The largest Travelodge hotel will form part of the budget chain’s next wave of expansion.

Construction has started on the 395-room flagship hotel in London, which is due to open next year close to the iconic Gherkin building.

The project was announced alongside substantial growth plans for this year when 15 hotels will be opened across the country, including five in the capital and at major shopping centres including Lakeside at Thurrock in Essex.

The openings will create 325 jobs and take the number of Travelodge sites up to 558 in total across the UK, Spain and Ireland.

Chief executive Peter Gowers said the company had recently sought to better target the business community as well as the growing trend for leisure customers to combine shopping with an overnight stay in a nearby hotel, something the new locations would build on.

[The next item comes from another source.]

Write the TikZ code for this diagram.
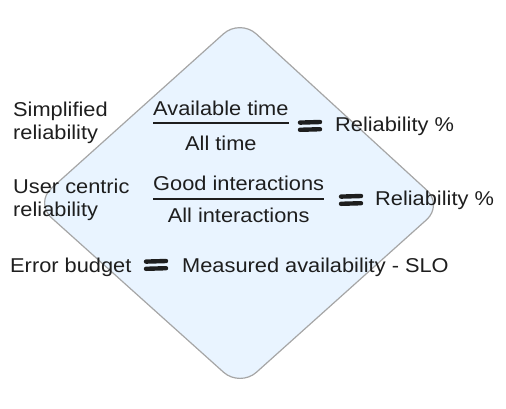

A total of 10 of the new openings will also include a bar/restaurant, bringing the number of locations with on-site dining to 174.

Gowers described the low-cost segment of the hotel industry as the “fastest growing in the UK and globally”.

“And we still think there is a long way to go,” he told the Daily Telegraph.

“Just one in five UK hotel rooms are in branded budget hotels, whereas it is one in three in the US. It’s only one in seven in London so clearly there is a lot further to go.”

Gowers acknowledged the pressures on businesses such as his from rising costs – with Travelodge’s business rates rising by 10% or £3.3 million due to the recent revaluation – as well as the national living wage.

But he said the company paid the national living wage to employees below the age of 25, above which the rate becomes a legal requirement.

Gowers said this was an indication of how cash generative the business was, something which should help the company hit its aim of building 20 hotels on average over the next three years.

Another 250 sites have been identified for potential hotels, with London likely to be a key location given he claimed average hotel prices were almost twice the level of the UK regions.

“Customers are crying out for more good quality, low-cost places to stay,” Gowers added.